Transcribe all of the data exactly. Omit the pictures.

<<<<

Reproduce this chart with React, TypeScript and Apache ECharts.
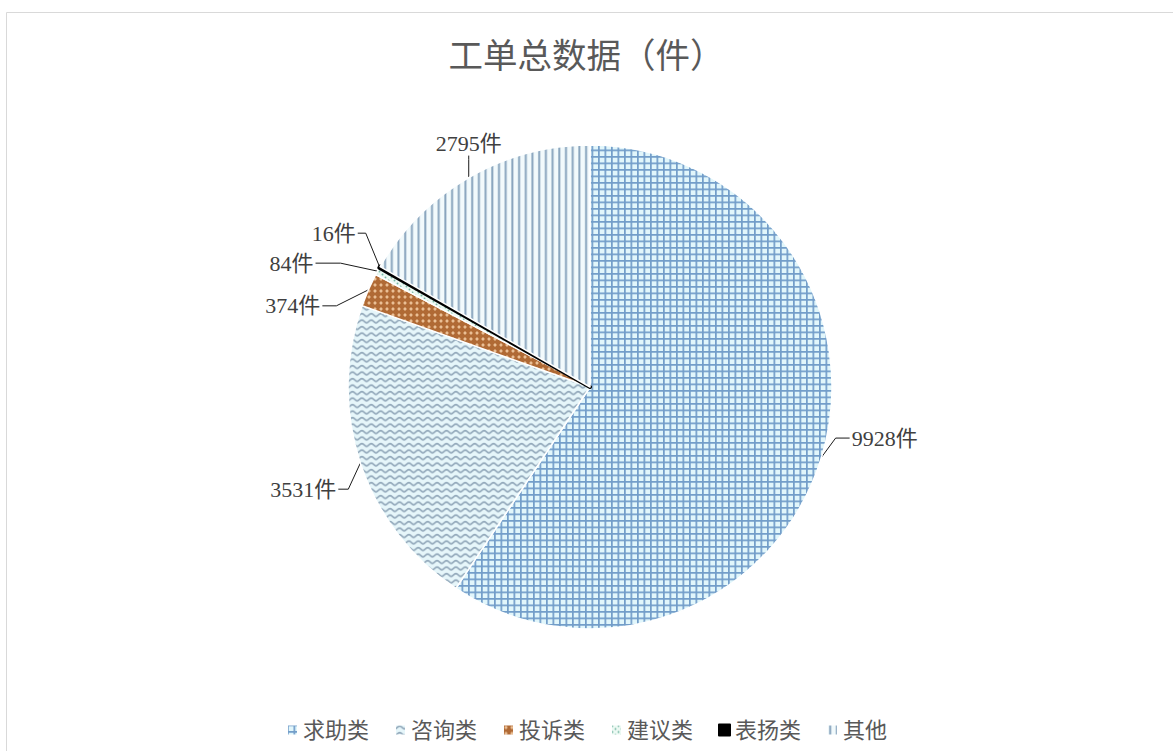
import React, { useEffect, useRef } from 'react';
import * as echarts from 'echarts';

const categories = ['求助类', '咨询类', '投诉类', '建议类', '表扬类', '其他'];
const values = [9928, 3531, 374, 84, 16, 2795];
const unit = '件';
const titleText = '工单总数据（件）';

const fontFamily = '"Liberation Serif", "Noto Sans CJK SC", serif';

const pieCenter = [590, 387];
const pieRadius = 242;

// label leader geometry: [elbowDx, elbowDy, endDx, endDy, side]
const labelGuides: [number, number, number, number, string][] = [
  [14, -19, 28, -19, 'right'],
  [-12, 26, -22, 26, 'left'],
  [-32, 16, -46, 16, 'left'],
  [-37, -8, -62, -8, 'left'],
  [-14, -34, -22, -34, 'left'],
  [0, -18, 0, -22, 'top'],
];

function tile(w: number, h: number, bg: string, inner: string) {
  const svg = `<svg xmlns="http://www.w3.org/2000/svg" width="${w}" height="${h}" viewBox="0 0 ${w} ${h}"><rect x="0" y="0" width="${w}" height="${h}" fill="${bg}"/>${inner}</svg>`;
  return {
    image: 'data:image/svg+xml;charset=utf-8,' + encodeURIComponent(svg),
    repeat: 'repeat',
    imageWidth: w,
    imageHeight: h,
  } as any;
}

const patterns = [
  // grid
  tile(6.5, 6.5, '#e1f6fb',
    '<rect x="0" y="0" width="1.7" height="6.5" fill="#729dc9"/><rect x="0" y="0" width="6.5" height="1.7" fill="#729dc9"/>'),
  // wave
  tile(9.4, 6.5, '#e6f6fa',
    '<path d="M-0.5 4.5 C1.8 4.5 2.4 1.6 4.7 1.6 C7 1.6 7.6 4.5 9.9 4.5" fill="none" stroke="#93a9bb" stroke-width="1.7"/>'),
  // diamond checker
  tile(6, 6, '#b06a35',
    '<polygon points="3,1.1 4.9,3 3,4.9 1.1,3" fill="#eabf95"/>'),
  // dots
  tile(6, 6, '#ecf9f3',
    '<circle cx="1.5" cy="1.5" r="0.95" fill="#77b8a5"/><circle cx="4.5" cy="4.5" r="0.95" fill="#77b8a5"/>'),
  '#000000',
  // vertical stripes
  tile(6.7, 6.7, '#f2fafc',
    '<rect x="2.2" y="0" width="2" height="6.7" fill="#88a4bd"/>'),
];

export default function App() {
  const ref = useRef<HTMLDivElement>(null);
  useEffect(() => {
    if (!ref.current) return;
    const chart = echarts.init(ref.current, null, { renderer: 'svg' });
    const total = values.reduce((a, b) => a + b, 0);
    const midAngles: number[] = [];
    let acc = 0;
    values.forEach((v) => {
      midAngles.push(((acc + v / 2) / total) * 2 * Math.PI);
      acc += v;
    });
    const data = categories.map((name, i) => ({
      name,
      value: values[i],
      itemStyle:
        i === 4
          ? { color: patterns[i], borderColor: '#000', borderWidth: 4 }
          : { color: patterns[i] },
    }));
    chart.setOption({
      animation: false,
      title: {
        text: titleText,
        left: 'center',
        top: 34,
        textStyle: { fontSize: 34.5, fontWeight: 'normal', color: '#595959', fontFamily },
      },
      legend: {
        top: 714,
        left: 'center',
        icon: 'rect',
        itemWidth: 11,
        itemHeight: 11,
        itemGap: 25,
        textStyle: { fontSize: 22, color: '#595959', fontFamily },
        data: categories,
      },
      graphic: [
        {
          type: 'rect',
          silent: true,
          z: -10,
          shape: { x: 6.5, y: 12.5, width: 1200, height: 800 },
          style: { fill: 'none', stroke: '#d9d9d9', lineWidth: 1 },
        },
      ],
      series: [
        {
          type: 'pie',
          center: pieCenter,
          radius: pieRadius,
          startAngle: 90,
          clockwise: true,
          data,
          itemStyle: { borderColor: '#ffffff', borderWidth: 1.5 },
          label: {
            show: true,
            position: 'outside',
            formatter: (p: any) => p.value + unit,
            fontSize: 22,
            color: '#404040',
            fontFamily,
          },
          labelLine: {
            show: true,
            length: 14,
            length2: 14,
            lineStyle: { color: '#1a1a1a', width: 1 },
          },
          labelLayout: (params: any) => {
            const i = params.dataIndex;
            const a = midAngles[i];
            const ex = pieCenter[0] + pieRadius * Math.sin(a);
            const ey = pieCenter[1] - pieRadius * Math.cos(a);
            const g = labelGuides[i];
            const bx = ex + g[0];
            const by = ey + g[1];
            const cx = ex + g[2];
            const cy = ey + g[3];
            const side = g[4];
            if (side === 'top') {
              return {
                x: cx,
                y: cy - 1,
                align: 'center',
                verticalAlign: 'bottom',
                labelLinePoints: [[ex, ey], [bx, by], [cx, cy]],
              };
            }
            return {
              x: side === 'right' ? cx + 2 : cx - 2,
              y: cy,
              align: side === 'right' ? 'left' : 'right',
              verticalAlign: 'middle',
              labelLinePoints: [[ex, ey], [bx, by], [cx, cy]],
            };
          },
          emphasis: { disabled: true },
        },
      ],
    });
    return () => chart.dispose();
  }, []);
  return (
    <div
      ref={ref}
      style={{ position: 'fixed', left: 0, top: 0, width: 1173, height: 751, background: '#fff' }}
    />
  );
}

>>>>

## Solution below
Reproduce this chart with React, TypeScript and Apache ECharts.
import React, { useEffect, useRef } from 'react';
import * as echarts from 'echarts';

const categories = ['求助类', '咨询类', '投诉类', '建议类', '表扬类', '其他'];
const values = [9928, 3531, 374, 84, 16, 2795];
const unit = '件';
const titleText = '工单总数据（件）';

const fontFamily = '"Liberation Serif", "Noto Sans CJK SC", serif';

const pieCenter = [590, 387];
const pieRadius = 242;

// label leader geometry: [elbowDx, elbowDy, endDx, endDy, side]
const labelGuides: [number, number, number, number, string][] = [
  [14, -19, 28, -19, 'right'],
  [-12, 26, -22, 26, 'left'],
  [-32, 16, -46, 16, 'left'],
  [-37, -8, -62, -8, 'left'],
  [-14, -34, -22, -34, 'left'],
  [0, -18, 0, -22, 'top'],
];

function tile(w: number, h: number, bg: string, inner: string) {
  const svg = `<svg xmlns="http://www.w3.org/2000/svg" width="${w}" height="${h}" viewBox="0 0 ${w} ${h}"><rect x="0" y="0" width="${w}" height="${h}" fill="${bg}"/>${inner}</svg>`;
  return {
    image: 'data:image/svg+xml;charset=utf-8,' + encodeURIComponent(svg),
    repeat: 'repeat',
    imageWidth: w,
    imageHeight: h,
  } as any;
}

const patterns = [
  // grid
  tile(6.5, 6.5, '#e1f6fb',
    '<rect x="0" y="0" width="1.7" height="6.5" fill="#729dc9"/><rect x="0" y="0" width="6.5" height="1.7" fill="#729dc9"/>'),
  // wave
  tile(9.4, 6.5, '#e6f6fa',
    '<path d="M-0.5 4.5 C1.8 4.5 2.4 1.6 4.7 1.6 C7 1.6 7.6 4.5 9.9 4.5" fill="none" stroke="#93a9bb" stroke-width="1.7"/>'),
  // diamond checker
  tile(6, 6, '#b06a35',
    '<polygon points="3,1.1 4.9,3 3,4.9 1.1,3" fill="#eabf95"/>'),
  // dots
  tile(6, 6, '#ecf9f3',
    '<circle cx="1.5" cy="1.5" r="0.95" fill="#77b8a5"/><circle cx="4.5" cy="4.5" r="0.95" fill="#77b8a5"/>'),
  '#000000',
  // vertical stripes
  tile(6.7, 6.7, '#f2fafc',
    '<rect x="2.2" y="0" width="2" height="6.7" fill="#88a4bd"/>'),
];

export default function App() {
  const ref = useRef<HTMLDivElement>(null);
  useEffect(() => {
    if (!ref.current) return;
    const chart = echarts.init(ref.current, null, { renderer: 'svg' });
    const total = values.reduce((a, b) => a + b, 0);
    const midAngles: number[] = [];
    let acc = 0;
    values.forEach((v) => {
      midAngles.push(((acc + v / 2) / total) * 2 * Math.PI);
      acc += v;
    });
    const data = categories.map((name, i) => ({
      name,
      value: values[i],
      itemStyle:
        i === 4
          ? { color: patterns[i], borderColor: '#000', borderWidth: 4 }
          : { color: patterns[i] },
    }));
    chart.setOption({
      animation: false,
      title: {
        text: titleText,
        left: 'center',
        top: 34,
        textStyle: { fontSize: 34.5, fontWeight: 'normal', color: '#595959', fontFamily },
      },
      legend: {
        top: 714,
        left: 'center',
        icon: 'rect',
        itemWidth: 11,
        itemHeight: 11,
        itemGap: 25,
        textStyle: { fontSize: 22, color: '#595959', fontFamily },
        data: categories,
      },
      graphic: [
        {
          type: 'rect',
          silent: true,
          z: -10,
          shape: { x: 6.5, y: 12.5, width: 1200, height: 800 },
          style: { fill: 'none', stroke: '#d9d9d9', lineWidth: 1 },
        },
      ],
      series: [
        {
          type: 'pie',
          center: pieCenter,
          radius: pieRadius,
          startAngle: 90,
          clockwise: true,
          data,
          itemStyle: { borderColor: '#ffffff', borderWidth: 1.5 },
          label: {
            show: true,
            position: 'outside',
            formatter: (p: any) => p.value + unit,
            fontSize: 22,
            color: '#404040',
            fontFamily,
          },
          labelLine: {
            show: true,
            length: 14,
            length2: 14,
            lineStyle: { color: '#1a1a1a', width: 1 },
          },
          labelLayout: (params: any) => {
            const i = params.dataIndex;
            const a = midAngles[i];
            const ex = pieCenter[0] + pieRadius * Math.sin(a);
            const ey = pieCenter[1] - pieRadius * Math.cos(a);
            const g = labelGuides[i];
            const bx = ex + g[0];
            const by = ey + g[1];
            const cx = ex + g[2];
            const cy = ey + g[3];
            const side = g[4];
            if (side === 'top') {
              return {
                x: cx,
                y: cy - 1,
                align: 'center',
                verticalAlign: 'bottom',
                labelLinePoints: [[ex, ey], [bx, by], [cx, cy]],
              };
            }
            return {
              x: side === 'right' ? cx + 2 : cx - 2,
              y: cy,
              align: side === 'right' ? 'left' : 'right',
              verticalAlign: 'middle',
              labelLinePoints: [[ex, ey], [bx, by], [cx, cy]],
            };
          },
          emphasis: { disabled: true },
        },
      ],
    });
    return () => chart.dispose();
  }, []);
  return (
    <div
      ref={ref}
      style={{ position: 'fixed', left: 0, top: 0, width: 1173, height: 751, background: '#fff' }}
    />
  );
}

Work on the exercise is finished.